_Dataset extract_.

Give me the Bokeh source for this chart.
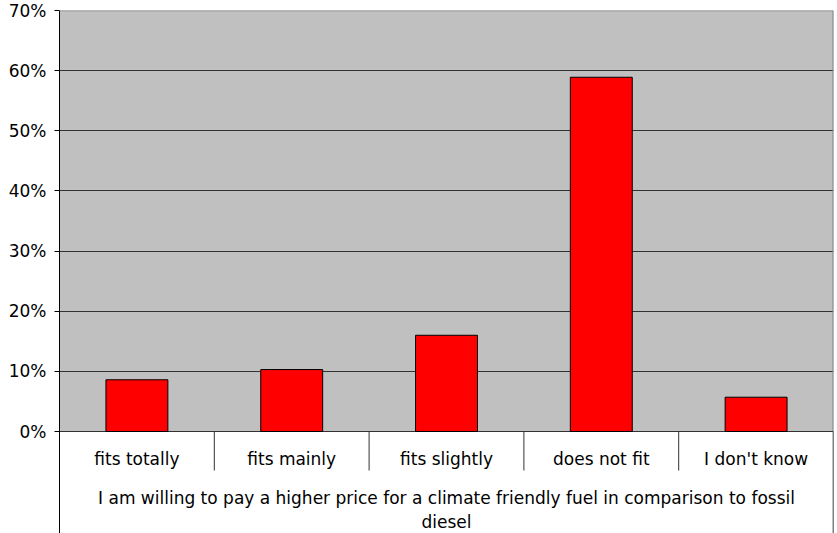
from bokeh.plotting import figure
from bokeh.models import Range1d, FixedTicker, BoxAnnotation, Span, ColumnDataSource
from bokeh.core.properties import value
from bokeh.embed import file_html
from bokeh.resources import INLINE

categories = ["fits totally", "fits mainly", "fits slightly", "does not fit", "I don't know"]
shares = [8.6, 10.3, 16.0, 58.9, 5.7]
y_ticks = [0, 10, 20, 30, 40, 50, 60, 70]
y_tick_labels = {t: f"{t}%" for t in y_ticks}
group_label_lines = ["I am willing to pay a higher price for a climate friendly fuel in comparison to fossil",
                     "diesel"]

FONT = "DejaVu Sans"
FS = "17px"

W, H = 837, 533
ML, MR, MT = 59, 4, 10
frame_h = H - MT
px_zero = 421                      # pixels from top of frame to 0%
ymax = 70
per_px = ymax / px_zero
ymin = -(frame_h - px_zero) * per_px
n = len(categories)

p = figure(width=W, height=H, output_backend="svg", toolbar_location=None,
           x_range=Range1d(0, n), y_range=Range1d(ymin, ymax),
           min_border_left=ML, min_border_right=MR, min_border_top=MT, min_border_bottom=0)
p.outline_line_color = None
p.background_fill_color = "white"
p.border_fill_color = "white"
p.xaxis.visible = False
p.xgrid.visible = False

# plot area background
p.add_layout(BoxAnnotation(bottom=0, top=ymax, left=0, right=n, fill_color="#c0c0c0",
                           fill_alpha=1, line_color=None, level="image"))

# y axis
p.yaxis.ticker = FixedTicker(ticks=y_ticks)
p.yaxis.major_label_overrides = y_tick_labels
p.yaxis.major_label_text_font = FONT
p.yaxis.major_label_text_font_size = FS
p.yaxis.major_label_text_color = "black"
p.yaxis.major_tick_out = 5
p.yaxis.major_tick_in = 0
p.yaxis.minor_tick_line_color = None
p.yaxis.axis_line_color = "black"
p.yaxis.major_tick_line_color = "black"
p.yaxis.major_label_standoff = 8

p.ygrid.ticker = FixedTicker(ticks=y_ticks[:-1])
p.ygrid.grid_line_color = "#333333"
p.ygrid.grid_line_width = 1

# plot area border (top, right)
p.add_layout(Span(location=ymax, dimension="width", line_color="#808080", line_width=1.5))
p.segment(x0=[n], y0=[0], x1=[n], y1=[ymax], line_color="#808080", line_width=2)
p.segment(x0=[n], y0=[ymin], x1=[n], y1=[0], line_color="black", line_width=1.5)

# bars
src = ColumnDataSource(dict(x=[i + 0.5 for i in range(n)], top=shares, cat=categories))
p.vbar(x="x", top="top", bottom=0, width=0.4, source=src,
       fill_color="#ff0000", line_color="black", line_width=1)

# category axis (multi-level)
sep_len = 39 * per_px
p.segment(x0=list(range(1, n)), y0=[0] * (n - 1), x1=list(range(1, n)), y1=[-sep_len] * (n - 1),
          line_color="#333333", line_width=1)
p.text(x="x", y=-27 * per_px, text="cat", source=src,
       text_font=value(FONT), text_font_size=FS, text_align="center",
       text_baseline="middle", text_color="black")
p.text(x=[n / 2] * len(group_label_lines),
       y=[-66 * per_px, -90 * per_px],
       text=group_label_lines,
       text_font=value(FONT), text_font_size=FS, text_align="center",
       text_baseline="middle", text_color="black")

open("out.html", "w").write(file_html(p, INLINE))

_Set task_. Set the pictures aside and transcribe the data above exactly.

_Result of this exercise_.
Give me the Bokeh source for this chart.
from bokeh.plotting import figure
from bokeh.models import Range1d, FixedTicker, BoxAnnotation, Span, ColumnDataSource
from bokeh.core.properties import value
from bokeh.embed import file_html
from bokeh.resources import INLINE

categories = ["fits totally", "fits mainly", "fits slightly", "does not fit", "I don't know"]
shares = [8.6, 10.3, 16.0, 58.9, 5.7]
y_ticks = [0, 10, 20, 30, 40, 50, 60, 70]
y_tick_labels = {t: f"{t}%" for t in y_ticks}
group_label_lines = ["I am willing to pay a higher price for a climate friendly fuel in comparison to fossil",
                     "diesel"]

FONT = "DejaVu Sans"
FS = "17px"

W, H = 837, 533
ML, MR, MT = 59, 4, 10
frame_h = H - MT
px_zero = 421                      # pixels from top of frame to 0%
ymax = 70
per_px = ymax / px_zero
ymin = -(frame_h - px_zero) * per_px
n = len(categories)

p = figure(width=W, height=H, output_backend="svg", toolbar_location=None,
           x_range=Range1d(0, n), y_range=Range1d(ymin, ymax),
           min_border_left=ML, min_border_right=MR, min_border_top=MT, min_border_bottom=0)
p.outline_line_color = None
p.background_fill_color = "white"
p.border_fill_color = "white"
p.xaxis.visible = False
p.xgrid.visible = False

# plot area background
p.add_layout(BoxAnnotation(bottom=0, top=ymax, left=0, right=n, fill_color="#c0c0c0",
                           fill_alpha=1, line_color=None, level="image"))

# y axis
p.yaxis.ticker = FixedTicker(ticks=y_ticks)
p.yaxis.major_label_overrides = y_tick_labels
p.yaxis.major_label_text_font = FONT
p.yaxis.major_label_text_font_size = FS
p.yaxis.major_label_text_color = "black"
p.yaxis.major_tick_out = 5
p.yaxis.major_tick_in = 0
p.yaxis.minor_tick_line_color = None
p.yaxis.axis_line_color = "black"
p.yaxis.major_tick_line_color = "black"
p.yaxis.major_label_standoff = 8

p.ygrid.ticker = FixedTicker(ticks=y_ticks[:-1])
p.ygrid.grid_line_color = "#333333"
p.ygrid.grid_line_width = 1

# plot area border (top, right)
p.add_layout(Span(location=ymax, dimension="width", line_color="#808080", line_width=1.5))
p.segment(x0=[n], y0=[0], x1=[n], y1=[ymax], line_color="#808080", line_width=2)
p.segment(x0=[n], y0=[ymin], x1=[n], y1=[0], line_color="black", line_width=1.5)

# bars
src = ColumnDataSource(dict(x=[i + 0.5 for i in range(n)], top=shares, cat=categories))
p.vbar(x="x", top="top", bottom=0, width=0.4, source=src,
       fill_color="#ff0000", line_color="black", line_width=1)

# category axis (multi-level)
sep_len = 39 * per_px
p.segment(x0=list(range(1, n)), y0=[0] * (n - 1), x1=list(range(1, n)), y1=[-sep_len] * (n - 1),
          line_color="#333333", line_width=1)
p.text(x="x", y=-27 * per_px, text="cat", source=src,
       text_font=value(FONT), text_font_size=FS, text_align="center",
       text_baseline="middle", text_color="black")
p.text(x=[n / 2] * len(group_label_lines),
       y=[-66 * per_px, -90 * per_px],
       text=group_label_lines,
       text_font=value(FONT), text_font_size=FS, text_align="center",
       text_baseline="middle", text_color="black")

open("out.html", "w").write(file_html(p, INLINE))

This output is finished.